Something similar appears to be happening in Italy as well. Following the recent collapse of the governing coalition that united the populist and anti-establishment Five-Star Movement with the far-right League, Five Star has now formed a government with the center-left (and very establishment-oriented) Democratic Party. That incoherence could well ensure further instability, ultimately strengthening the hand of the League's still-quite-popular Matteo Salvini, who now gets to take pot shots from a stance of opposition.

Then there's the situation in the United States, where increasing ideological polarization has combined with the Constitution's myriad counter-majoritarian norms and institutions to create a highly volatile situation in which a figure (Donald Trump) who pursues policies outside the former mainstream managed to become president while winning significantly fewer votes than his rival. In one of several potential nightmare scenarios that could unfold over the next 14 months, Trump's campaign for a second term could culminate with him winning the election while losing the popular vote by an even larger margin than he did the last time — perhaps because of massively lopsided votes in such high population deep-blue states as California and New York.

But arguably even worse could be an outcome in which one of the more left-wing Democrats (Vermont Sen. Bernie Sanders or Massachusetts Sen. Elizabeth Warren) wins the election by a wide margin while the Republicans hold the Senate, ensuring that the new president's popular mandate comes to nothing. That would fuel even more strident left-wing agitation down the road — and even more extreme right-wing opposition to it, with the prospect of actual governance going nowhere at all.

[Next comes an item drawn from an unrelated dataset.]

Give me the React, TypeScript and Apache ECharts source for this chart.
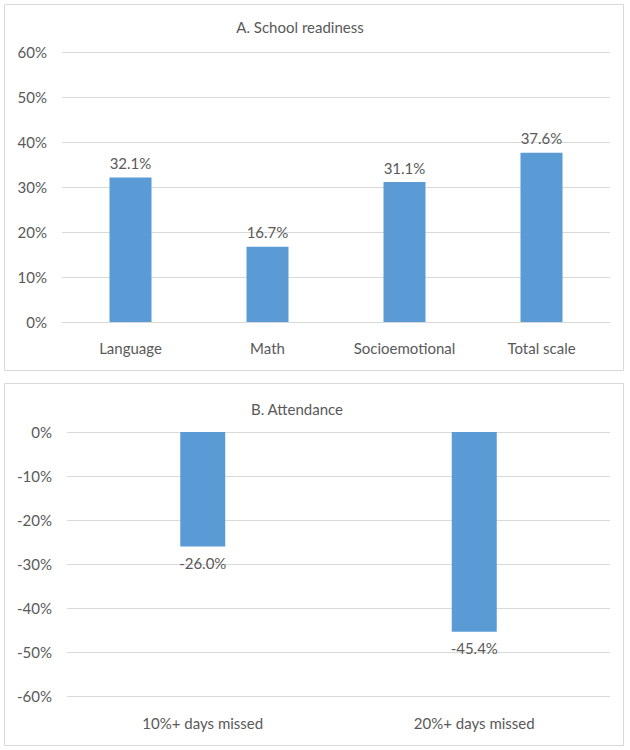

In the latter case, the problem, once again, would be less a failure of our institutions to respond to public opinion than an incapacity of the American electorate's political opinions to cohere into a stable consensus that can be translated into action by elected representatives. With our disagreements becoming deeper and more intractable, we are steadily losing our ability to govern ourselves. That is a problem exceedingly unlikely to end well.